Creating Movement: Complementary Approaches in Pediatric Movement Rehabilitation

creatingmovementChildren with neurological challenges experience many barriers when learning to move their bodies. This course was designed to introduce therapists to current levels of understanding that encompass the science and art of pediatric therapy. Varying adjunctive approaches will be introduced in an integrated manner, blending state of the art skills together.

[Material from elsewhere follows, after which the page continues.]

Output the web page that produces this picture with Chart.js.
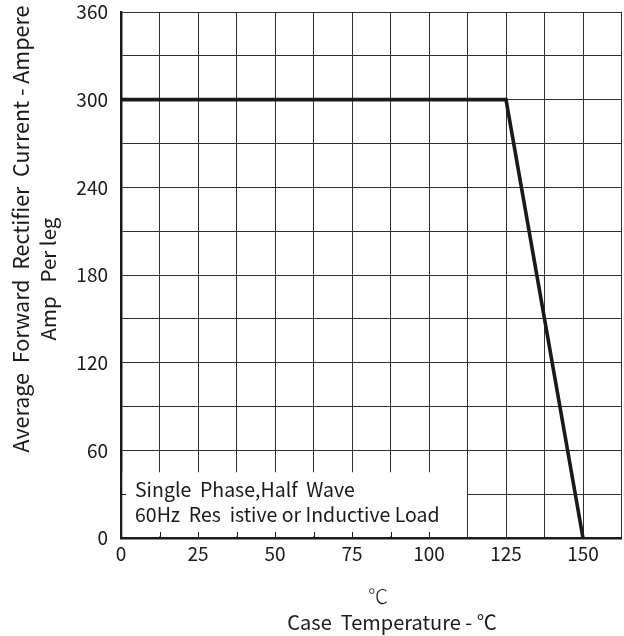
<!DOCTYPE html>
<html>
<head>
<meta charset="utf-8">
<script src="https://cdn.jsdelivr.net/npm/chart.js@4/dist/chart.umd.min.js"></script>
<style>
  html, body { margin: 0; padding: 0; background: #fff; }
  #wrap { width: 624px; height: 636px; position: relative; }
</style>
</head>
<body>
<div id="wrap"><canvas id="derating"></canvas></div>
<script>
(function () {
  'use strict';

  // ── 데이터 ─────────────────────────────────────────────
  const caseTemp = [0, 125, 150];
  const currentA = [300, 300, 0];
  const xTickLabels = [0, 25, 50, 75, 100, 125, 150];
  const yTickLabels = [0, 60, 120, 180, 240, 300, 360];
  const noteLines = ['Single  Phase,Half  Wave', '60Hz  Res  istive or Inductive Load'];
  const noteBox = { xMax: 112.5, yMax: 45 };
  const yTitle = ['Average  Forward  Rectifier  Current - Ampere', 'Amp   Per leg'];
  const xTitle = ['\u2103', 'Case  Temperature - \u2103'];

  const FONT = '"Noto Sans CJK SC", "Open Sans", sans-serif';
  const INK = '#1a1a1a';

  // ── 주석 박스 + 축 제목 ─────────────────────────────────
  const notePlugin = {
    id: 'note',
    beforeDatasetsDraw(chart) {
      const { ctx, chartArea: a, scales: { x, y } } = chart;
      const rx = x.getPixelForValue(noteBox.xMax) - 0.6;
      const ry = y.getPixelForValue(noteBox.yMax);
      ctx.save();
      ctx.fillStyle = '#fff';
      ctx.fillRect(a.left + 1.6, ry, rx - a.left - 1.6, a.bottom - 1.6 - ry);

      // 박스 안쪽 짧은 눈금
      ctx.strokeStyle = INK;
      ctx.lineWidth = 1;
      x.ticks.forEach(t => {
        if (t.value <= 0 || t.value >= noteBox.xMax) return;
        const px = Math.round(x.getPixelForValue(t.value)) + 0.5;
        ctx.beginPath(); ctx.moveTo(px, a.bottom); ctx.lineTo(px, a.bottom - 6); ctx.stroke();
      });
      y.ticks.forEach(t => {
        if (t.value <= 0 || t.value >= noteBox.yMax) return;
        const py = Math.round(y.getPixelForValue(t.value)) + 0.5;
        ctx.beginPath(); ctx.moveTo(a.left, py); ctx.lineTo(a.left + 5, py); ctx.stroke();
      });

      ctx.fillStyle = INK;
      ctx.font = '19.5px ' + FONT;
      ctx.textAlign = 'left';
      ctx.textBaseline = 'alphabetic';
      ctx.fillText(noteLines[0], a.left + 14, a.bottom - 41);
      ctx.fillText(noteLines[1], a.left + 14, a.bottom - 16);
      ctx.restore();
    },
    afterDraw(chart) {
      const { ctx, chartArea: a } = chart;
      ctx.save();
      ctx.fillStyle = INK;
      ctx.textAlign = 'center';
      ctx.textBaseline = 'alphabetic';
      ctx.font = '21.5px ' + FONT;

      // y축 제목 (회전)
      ctx.save();
      ctx.translate(29, 229);
      ctx.rotate(-Math.PI / 2);
      ctx.fillText(yTitle[0], 0, 0);
      ctx.restore();
      ctx.font = '20.5px ' + FONT;
      ctx.save();
      ctx.translate(56, 279);
      ctx.rotate(-Math.PI / 2);
      ctx.fillText(yTitle[1], 0, 0);
      ctx.restore();

      // x축 제목
      ctx.font = '300 20px ' + FONT;
      ctx.fillText(xTitle[0], 378, a.bottom + 66);
      ctx.font = '20px ' + FONT;
      ctx.fillText(xTitle[1], 392, a.bottom + 92);
      ctx.restore();
    }
  };

  const grid = { color: '#2e2e2e', lineWidth: 1, drawTicks: false };
  const border = { color: INK, width: 2.5 };

  new Chart(document.getElementById('derating'), {
    type: 'scatter',
    data: {
      datasets: [{
        data: caseTemp.map((t, i) => ({ x: t, y: currentA[i] })),
        showLine: true,
        borderColor: INK,
        borderWidth: 3.6,
        pointRadius: 0,
        tension: 0
      }]
    },
    options: {
      responsive: true,
      maintainAspectRatio: false,
      animation: false,
      layout: { padding: { top: 12, right: 2.5, left: 0, bottom: 0 } },
      plugins: { legend: { display: false }, tooltip: { enabled: false } },
      scales: {
        x: {
          type: 'linear', min: 0, max: 162.5,
          grid, border,
          afterFit: s => { s.height = 98; s.paddingLeft = 0; s.paddingRight = 0; },
          ticks: {
            stepSize: 12.5, autoSkip: false, maxRotation: 0, padding: 4,
            color: INK, font: { family: FONT, size: 19 },
            callback: v => xTickLabels.includes(v) ? String(v) : ''
          }
        },
        y: {
          min: 0, max: 360,
          grid, border,
          afterFit: s => { s.width = 121; s.paddingTop = 0; s.paddingBottom = 0; },
          ticks: {
            stepSize: 30, autoSkip: false, padding: 13,
            color: INK, font: { family: FONT, size: 19 },
            callback: v => yTickLabels.includes(v) ? String(v) : ''
          }
        }
      }
    },
    plugins: [notePlugin]
  });
})();
</script>
</body>
</html>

Therapists will develop both intuitive and cognitive clinical reasoning to aide in the treatment problem solving process.



Learning Objectives:

Upon completion of this course the participant will be able to:

  1. Understand the current science linking the mind body connection.
  2. Describe how emotion is translated into physiology and movement patterns.
  3. Understand the physiology of muscle and connective tissue and their relationship to motor control challenges in the pediatric neurology patient.
  4. Develop and heighten sensation and awareness of movement, enhancing the ability to alter the movement patterns of the neurologically challenged child.
  5. Develop a preliminary understanding and usage of Myofascial release techniques as an adjunct to alter biomechanical resistance to movement.
  6. Develop a preliminary understanding and usage of acupressure techniques as an adjunct to developing activation, co-contraction and strength of motor patterns in the neurologically challenged child.
  7. Increase intuitive perception and sensory awareness of subtle energies and their impact upon movement.
  8. Develop a preliminary knowledge and use of cranio-sacral therapy as an adjuct intervention to alter state of arousal and preparation for motor learning.
  9. Develop clinical reasoning and problem solving of an integrated approach of techniques to provide a comprehensive rehabilitation approach to the neurologically challenged child.

Audience: Pediatric occupational therapists, occupational therapy assistants, physical therapists, physical therapy assistants, speech and language pathologists.